* Aim of the task
Exactly the lines from the one containing "Write the Plotly code for this chart." through the one containing "return (B - y) / (B - T)" are to be returned, please, without any pictures.
─── Material for the task ───
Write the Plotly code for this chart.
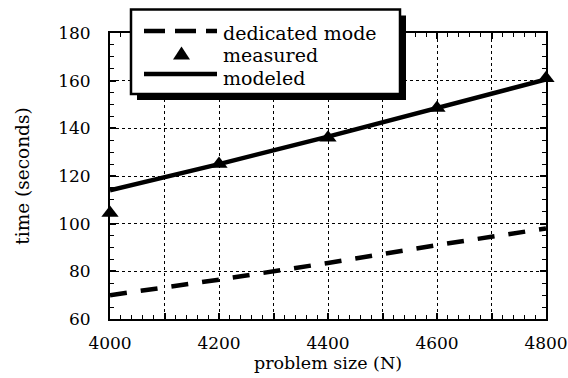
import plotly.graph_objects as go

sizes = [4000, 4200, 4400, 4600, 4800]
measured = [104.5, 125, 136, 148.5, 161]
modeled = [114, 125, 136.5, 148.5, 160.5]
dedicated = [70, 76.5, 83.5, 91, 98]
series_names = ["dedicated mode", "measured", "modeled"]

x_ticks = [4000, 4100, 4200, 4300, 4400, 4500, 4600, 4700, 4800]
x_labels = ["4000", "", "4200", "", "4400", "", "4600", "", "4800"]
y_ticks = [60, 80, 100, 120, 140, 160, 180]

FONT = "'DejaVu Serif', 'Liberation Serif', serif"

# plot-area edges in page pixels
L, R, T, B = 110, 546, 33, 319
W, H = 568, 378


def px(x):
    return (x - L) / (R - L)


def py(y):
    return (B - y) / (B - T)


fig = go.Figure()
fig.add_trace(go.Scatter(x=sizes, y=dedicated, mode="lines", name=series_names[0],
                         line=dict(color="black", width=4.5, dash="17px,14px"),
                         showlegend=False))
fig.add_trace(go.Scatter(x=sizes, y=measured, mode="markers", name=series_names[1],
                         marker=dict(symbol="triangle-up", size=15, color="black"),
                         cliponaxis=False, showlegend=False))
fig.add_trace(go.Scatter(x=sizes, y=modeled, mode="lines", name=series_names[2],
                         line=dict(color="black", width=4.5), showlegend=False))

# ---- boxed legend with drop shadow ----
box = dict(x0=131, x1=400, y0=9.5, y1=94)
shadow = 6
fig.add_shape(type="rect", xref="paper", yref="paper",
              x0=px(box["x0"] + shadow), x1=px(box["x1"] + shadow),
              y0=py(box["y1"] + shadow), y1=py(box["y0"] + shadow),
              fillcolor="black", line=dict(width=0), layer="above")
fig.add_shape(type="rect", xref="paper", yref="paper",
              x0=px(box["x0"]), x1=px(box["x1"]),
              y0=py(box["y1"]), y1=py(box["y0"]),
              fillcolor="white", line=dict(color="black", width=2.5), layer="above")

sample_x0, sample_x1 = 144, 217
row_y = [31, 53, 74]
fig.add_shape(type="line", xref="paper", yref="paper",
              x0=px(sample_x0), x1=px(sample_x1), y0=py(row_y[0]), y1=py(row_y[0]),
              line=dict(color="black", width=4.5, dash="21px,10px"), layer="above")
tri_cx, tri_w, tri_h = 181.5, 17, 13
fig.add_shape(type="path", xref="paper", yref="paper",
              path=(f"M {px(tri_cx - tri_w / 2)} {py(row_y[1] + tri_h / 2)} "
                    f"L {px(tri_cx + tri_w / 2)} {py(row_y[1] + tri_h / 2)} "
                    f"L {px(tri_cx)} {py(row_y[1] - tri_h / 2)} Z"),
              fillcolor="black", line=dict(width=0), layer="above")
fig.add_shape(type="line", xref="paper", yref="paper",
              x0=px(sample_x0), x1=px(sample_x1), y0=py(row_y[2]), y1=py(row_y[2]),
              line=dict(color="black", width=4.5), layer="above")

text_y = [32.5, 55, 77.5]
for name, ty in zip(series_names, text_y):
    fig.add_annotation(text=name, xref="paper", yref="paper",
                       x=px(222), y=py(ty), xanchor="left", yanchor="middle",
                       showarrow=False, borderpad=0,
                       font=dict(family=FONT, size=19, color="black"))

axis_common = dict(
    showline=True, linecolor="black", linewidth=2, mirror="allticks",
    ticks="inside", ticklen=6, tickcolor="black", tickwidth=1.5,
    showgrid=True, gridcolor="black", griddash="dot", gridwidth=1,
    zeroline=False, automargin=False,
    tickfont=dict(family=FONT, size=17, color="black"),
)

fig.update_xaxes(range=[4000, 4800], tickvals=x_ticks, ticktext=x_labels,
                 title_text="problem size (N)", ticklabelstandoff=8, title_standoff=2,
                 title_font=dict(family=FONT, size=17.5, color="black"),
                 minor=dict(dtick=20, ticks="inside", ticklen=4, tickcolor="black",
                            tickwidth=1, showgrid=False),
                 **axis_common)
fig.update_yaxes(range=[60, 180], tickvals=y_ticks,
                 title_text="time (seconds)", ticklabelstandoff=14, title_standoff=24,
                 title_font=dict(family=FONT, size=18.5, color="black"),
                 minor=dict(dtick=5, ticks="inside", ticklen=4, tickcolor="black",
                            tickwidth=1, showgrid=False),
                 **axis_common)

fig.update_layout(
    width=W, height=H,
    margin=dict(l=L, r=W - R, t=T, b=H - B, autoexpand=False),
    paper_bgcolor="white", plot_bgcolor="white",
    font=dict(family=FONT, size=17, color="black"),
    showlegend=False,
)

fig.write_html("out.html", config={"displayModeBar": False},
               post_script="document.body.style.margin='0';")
───
─── Material for the task ───
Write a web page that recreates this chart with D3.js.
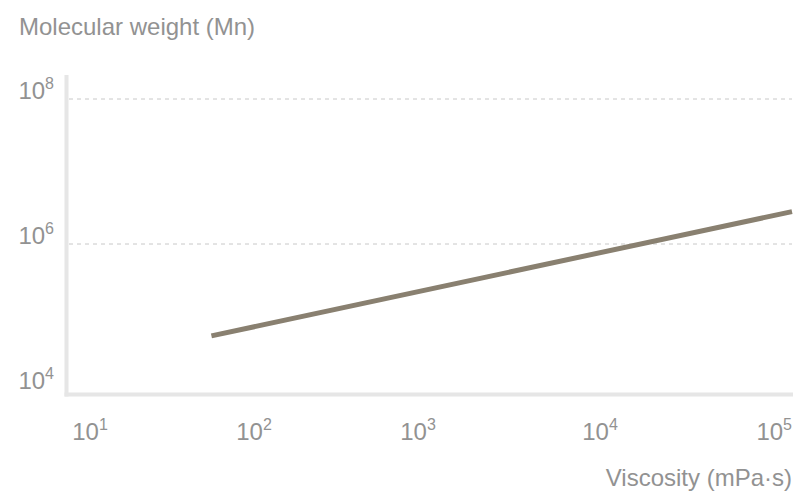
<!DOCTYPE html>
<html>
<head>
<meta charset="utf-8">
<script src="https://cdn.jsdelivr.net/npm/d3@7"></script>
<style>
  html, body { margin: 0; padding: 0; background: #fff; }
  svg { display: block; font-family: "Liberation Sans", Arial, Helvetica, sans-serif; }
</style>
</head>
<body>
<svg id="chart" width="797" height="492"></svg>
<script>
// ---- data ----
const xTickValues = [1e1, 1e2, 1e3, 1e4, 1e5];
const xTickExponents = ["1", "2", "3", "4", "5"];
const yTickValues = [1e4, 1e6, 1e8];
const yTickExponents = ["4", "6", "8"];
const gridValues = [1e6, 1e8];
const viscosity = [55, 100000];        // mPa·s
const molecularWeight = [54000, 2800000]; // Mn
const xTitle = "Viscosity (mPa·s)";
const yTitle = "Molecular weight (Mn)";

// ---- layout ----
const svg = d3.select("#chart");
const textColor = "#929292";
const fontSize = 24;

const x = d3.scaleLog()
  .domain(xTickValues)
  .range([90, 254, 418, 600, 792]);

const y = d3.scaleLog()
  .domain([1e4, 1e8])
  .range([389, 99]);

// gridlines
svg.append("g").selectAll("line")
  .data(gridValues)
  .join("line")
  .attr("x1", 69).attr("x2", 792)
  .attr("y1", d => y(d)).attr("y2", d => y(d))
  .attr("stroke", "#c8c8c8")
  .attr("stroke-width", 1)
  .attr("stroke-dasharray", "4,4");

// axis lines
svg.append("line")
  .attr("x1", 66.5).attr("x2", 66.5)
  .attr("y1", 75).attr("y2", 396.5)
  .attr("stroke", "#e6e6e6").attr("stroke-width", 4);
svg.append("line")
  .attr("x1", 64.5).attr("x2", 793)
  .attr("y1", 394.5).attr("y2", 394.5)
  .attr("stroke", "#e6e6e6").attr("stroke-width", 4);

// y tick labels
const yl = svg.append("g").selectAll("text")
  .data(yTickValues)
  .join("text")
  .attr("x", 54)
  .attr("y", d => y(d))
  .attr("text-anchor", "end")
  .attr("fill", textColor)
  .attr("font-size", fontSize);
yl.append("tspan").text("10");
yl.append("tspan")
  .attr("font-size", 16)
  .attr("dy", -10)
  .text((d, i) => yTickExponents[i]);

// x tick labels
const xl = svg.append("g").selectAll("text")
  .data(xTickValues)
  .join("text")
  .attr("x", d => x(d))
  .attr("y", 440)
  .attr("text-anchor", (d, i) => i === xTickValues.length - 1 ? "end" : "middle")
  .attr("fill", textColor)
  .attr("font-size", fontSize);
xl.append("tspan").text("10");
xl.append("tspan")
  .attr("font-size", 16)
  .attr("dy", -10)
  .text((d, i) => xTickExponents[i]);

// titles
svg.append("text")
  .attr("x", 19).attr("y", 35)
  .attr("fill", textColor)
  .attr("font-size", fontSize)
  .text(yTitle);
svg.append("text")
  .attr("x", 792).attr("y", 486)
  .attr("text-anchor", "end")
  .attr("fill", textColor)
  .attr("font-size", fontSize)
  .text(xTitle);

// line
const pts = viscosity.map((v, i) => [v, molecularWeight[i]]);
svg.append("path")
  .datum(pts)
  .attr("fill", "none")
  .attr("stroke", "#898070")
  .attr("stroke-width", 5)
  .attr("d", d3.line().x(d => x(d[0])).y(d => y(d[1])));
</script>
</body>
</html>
───
* Correct output
Write the Plotly code for this chart.
import plotly.graph_objects as go

sizes = [4000, 4200, 4400, 4600, 4800]
measured = [104.5, 125, 136, 148.5, 161]
modeled = [114, 125, 136.5, 148.5, 160.5]
dedicated = [70, 76.5, 83.5, 91, 98]
series_names = ["dedicated mode", "measured", "modeled"]

x_ticks = [4000, 4100, 4200, 4300, 4400, 4500, 4600, 4700, 4800]
x_labels = ["4000", "", "4200", "", "4400", "", "4600", "", "4800"]
y_ticks = [60, 80, 100, 120, 140, 160, 180]

FONT = "'DejaVu Serif', 'Liberation Serif', serif"

# plot-area edges in page pixels
L, R, T, B = 110, 546, 33, 319
W, H = 568, 378


def px(x):
    return (x - L) / (R - L)


def py(y):
    return (B - y) / (B - T)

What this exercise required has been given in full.